Before that, I had been thinking about/wanting to quit anyway. Why didn’t I? Well, for the most part I still really enjoy smoking. It’s hard to quit doing something you like. I smoked a pipe, after quitting cigarettes some 7 years ago. With the cigarettes, I honestly was sick of smoking them. I’d still have one from time to time, especially with a beer. For completely unrelated reasons, I’ve quit drinking now too - mostly because every time I drank more than 8 ounces of beer, I immediately got a hangover.
So anyway, I was thinking about quitting and then got sick for weeks and weeks. At the beginning of April, I was sent to see a specialist and they did a biopsy of an ulcer on one of my tonsils. The doctor who did the biopsy was pretty sure it was cancer. Turns out he was wrong, but that’s scary enough to hear.

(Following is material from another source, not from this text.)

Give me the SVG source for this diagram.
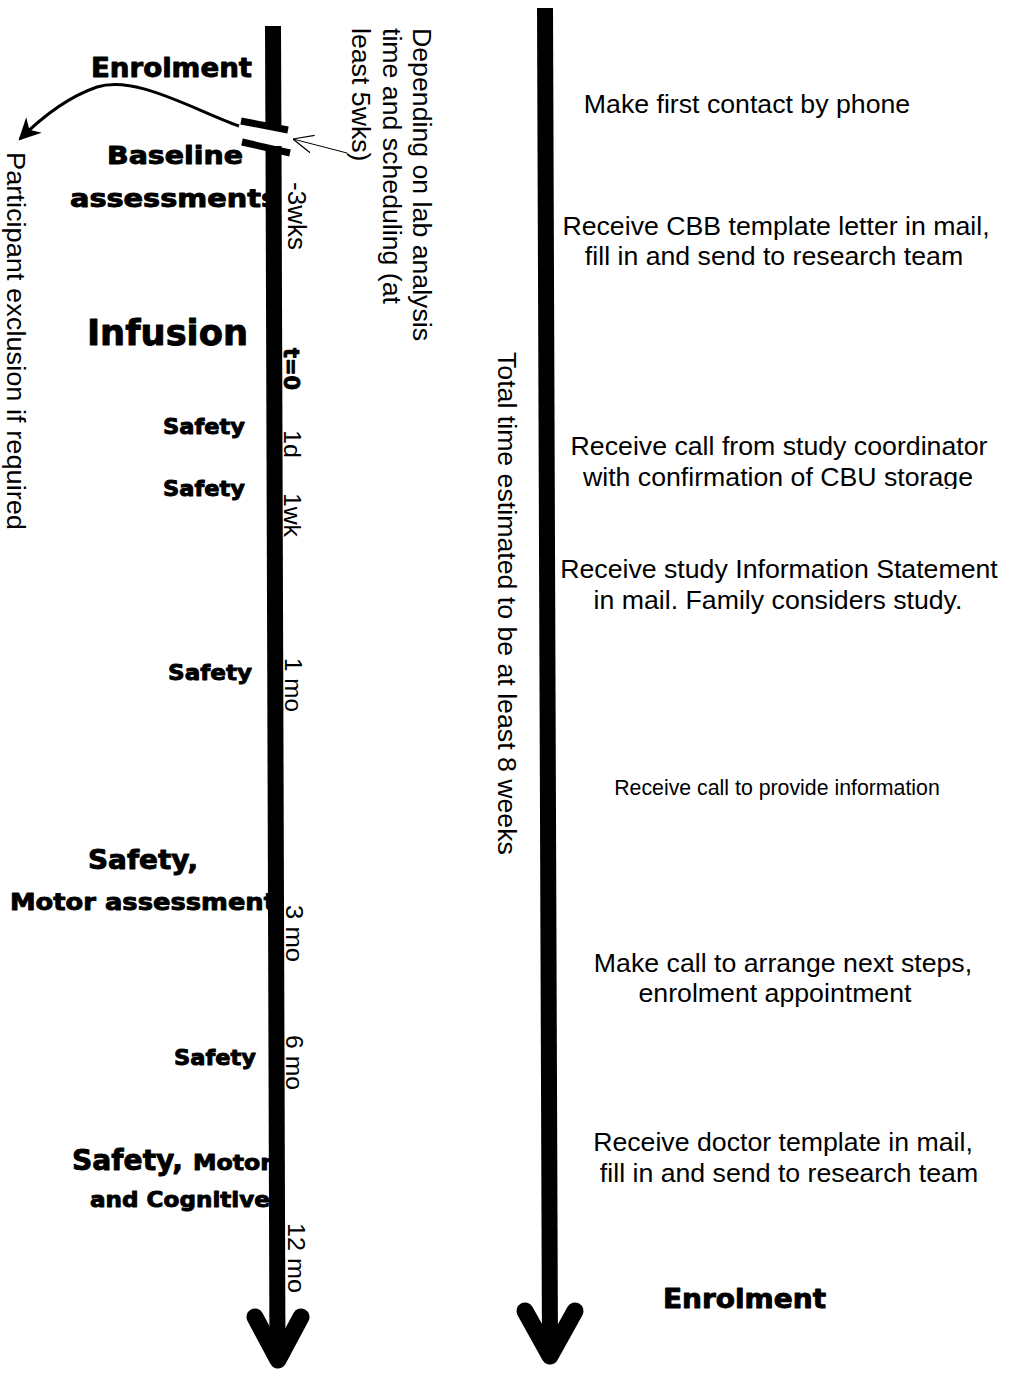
<svg xmlns="http://www.w3.org/2000/svg" width="1010" height="1377" viewBox="0 0 1010 1377">
<style>
.b{font-family:"DejaVu Sans","Liberation Sans",Arial,sans-serif;font-weight:bold;fill:#000;stroke:#000;stroke-width:0.9px;stroke-linejoin:round}
.r{font-family:"Liberation Sans",Arial,sans-serif;fill:#000;font-size:26.7px}
.s24{font-size:24px}
.s21{font-size:21.3px}
.m{text-anchor:middle}
.axis{stroke:#000;stroke-width:16;fill:none}
.head{stroke:#000;stroke-width:17;fill:none;stroke-linecap:round;stroke-linejoin:round}
</style>
<defs>
<marker id="curveHead" viewBox="0 0 10 10" refX="9" refY="5" markerWidth="22" markerHeight="22" markerUnits="userSpaceOnUse" orient="auto">
<path d="M0,0 L10,5 L0,10 L3,5 z" fill="#000"/>
</marker>
<marker id="openHead" viewBox="0 0 10 10" refX="10" refY="5" markerWidth="20" markerHeight="20" markerUnits="userSpaceOnUse" orient="auto">
<path d="M0,0.5 L10,5 L0,9.5" fill="none" stroke="#000" stroke-width="0.6"/>
</marker>
<clipPath id="clipCBU"><rect x="550" y="400" width="460" height="89"/></clipPath>
</defs>
<rect width="1010" height="1377" fill="#fff"/>

<g id="left-labels">
<g id="enrolment-left"><text class="b" x="91" y="77" font-size="26" textLength="161" lengthAdjust="spacingAndGlyphs">Enrolment</text></g>
<g id="baseline"><text class="b" x="107" y="164" font-size="24" textLength="136" lengthAdjust="spacingAndGlyphs">Baseline</text>
<text class="b" x="70" y="207" font-size="24" textLength="208" lengthAdjust="spacingAndGlyphs">assessments</text></g>
<g id="infusion"><text class="b" x="87" y="345" font-size="35" textLength="161" lengthAdjust="spacingAndGlyphs">Infusion</text></g>
<g id="safety-1d"><text class="b" x="163" y="434" font-size="22" textLength="82" lengthAdjust="spacingAndGlyphs">Safety</text></g>
<g id="safety-1wk"><text class="b" x="163" y="496" font-size="22" textLength="82" lengthAdjust="spacingAndGlyphs">Safety</text></g>
<g id="safety-1mo"><text class="b" x="168" y="680" font-size="22" textLength="84" lengthAdjust="spacingAndGlyphs">Safety</text></g>
<g id="safety-3mo"><text class="b" x="88" y="869" font-size="26" textLength="110" lengthAdjust="spacingAndGlyphs">Safety,</text>
<text class="b" x="10" y="910" font-size="23" textLength="266" lengthAdjust="spacingAndGlyphs">Motor assessment</text></g>
<g id="safety-6mo"><text class="b" x="174" y="1065" font-size="22" textLength="82" lengthAdjust="spacingAndGlyphs">Safety</text></g>
<g id="safety-12mo"><text class="b" x="72" y="1170" font-size="29" textLength="111" lengthAdjust="spacingAndGlyphs">Safety,</text>
<text class="b" x="193" y="1170" font-size="21" textLength="79" lengthAdjust="spacingAndGlyphs">Motor</text>
<text class="b" x="90" y="1207" font-size="21" textLength="180" lengthAdjust="spacingAndGlyphs">and Cognitive</text></g>
</g>

<g id="connectors">
<line class="axis" x1="273" y1="26" x2="273.4" y2="126"/>
<line class="axis" x1="273.5" y1="146" x2="277.5" y2="1362"/>
<polyline class="head" points="255,1317 278,1360 301,1317"/>
<line class="axis" x1="545" y1="8" x2="550" y2="1355"/>
<polyline class="head" points="525,1311 550,1356 575,1311"/>
<line x1="241" y1="121" x2="288" y2="130" stroke="#000" stroke-width="7"/>
<line x1="242" y1="142" x2="290" y2="153" stroke="#000" stroke-width="7"/>
<path d="M239,126 C190,108 135,75 97,87 C68,97 42,117 20,139" fill="none" stroke="#000" stroke-width="3" marker-end="url(#curveHead)"/>
<line x1="347" y1="153" x2="293" y2="139" stroke="#000" stroke-width="1" marker-end="url(#openHead)"/>
</g>

<g id="time-labels">
<text class="r" transform="translate(288,182) rotate(90)" textLength="68" lengthAdjust="spacingAndGlyphs">-3wks</text>
<text class="b" transform="translate(284,348) rotate(90)" font-size="22" textLength="42" lengthAdjust="spacingAndGlyphs">t=0</text>
<text class="r s24" transform="translate(284,430) rotate(90)" textLength="28" lengthAdjust="spacingAndGlyphs">1d</text>
<text class="r s24" transform="translate(284,493) rotate(90)" textLength="44" lengthAdjust="spacingAndGlyphs">1wk</text>
<text class="r s24" transform="translate(285,658) rotate(90)" textLength="54" lengthAdjust="spacingAndGlyphs">1 mo</text>
<text class="r s24" transform="translate(286,905) rotate(90)" textLength="57" lengthAdjust="spacingAndGlyphs">3 mo</text>
<text class="r s24" transform="translate(286,1035) rotate(90)" textLength="55" lengthAdjust="spacingAndGlyphs">6 mo</text>
<text class="r s24" transform="translate(288,1223) rotate(90)" textLength="70" lengthAdjust="spacingAndGlyphs">12 mo</text>
</g>

<g id="exclusion"><text class="r" transform="translate(7,152) rotate(90)" textLength="378" lengthAdjust="spacingAndGlyphs">Participant exclusion if required</text></g>

<g id="depending-note">
<text class="r" transform="translate(413,28) rotate(90)">Depending on lab analysis</text>
<text class="r" transform="translate(383,28) rotate(90)">time and scheduling (at</text>
<text class="r" transform="translate(352,28) rotate(90)">least 5wks)</text>
</g>

<g id="total-time"><text class="r" transform="translate(498,352) rotate(90)">Total time estimated to be at least 8 weeks</text></g>

<g id="right-steps">
<g id="step1"><text class="r m" x="747" y="113">Make first contact by phone</text></g>
<g id="step2"><text class="r m" x="776" y="235">Receive CBB template letter in mail,</text>
<text class="r m" x="774" y="265">fill in and send to research team</text></g>
<g id="step3" clip-path="url(#clipCBU)"><text class="r m" x="779" y="455">Receive call from study coordinator</text>
<text class="r m" x="778" y="486">with confirmation of CBU storage</text></g>
<g id="step4"><text class="r m" x="779" y="578">Receive study Information Statement</text>
<text class="r m" x="778" y="609">in mail. Family considers study.</text></g>
<g id="step5"><text class="r m s21" x="777" y="795">Receive call to provide information</text></g>
<g id="step6"><text class="r m" x="783" y="972">Make call to arrange next steps,</text>
<text class="r m" x="775" y="1002">enrolment appointment</text></g>
<g id="step7"><text class="r m" x="783" y="1151">Receive doctor template in mail,</text>
<text class="r m" x="789" y="1182">fill in and send to research team</text></g>
<g id="enrolment-right"><text class="b" x="663" y="1308" font-size="26" textLength="163" lengthAdjust="spacingAndGlyphs">Enrolment</text></g>
</g>
</svg>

So yeah, I quit. It sucks. I miss it, and I have a hard time concentrating on pretty much anything. But only while I’m at work! I don’t even think about it otherwise. Between the lying around for a month while I was sick and the quitting of the stimulant, I’ve also put on a bunch of weight and now my pants don’t fit. I’m a slender guy, but suddenly I’ve got this belly hanging over my belt. None of this makes me happy, but Doctor Girlfriend still finds me sexy and is glad I quit.
Here we are. How’s it going? How are your moms? What’s the new news?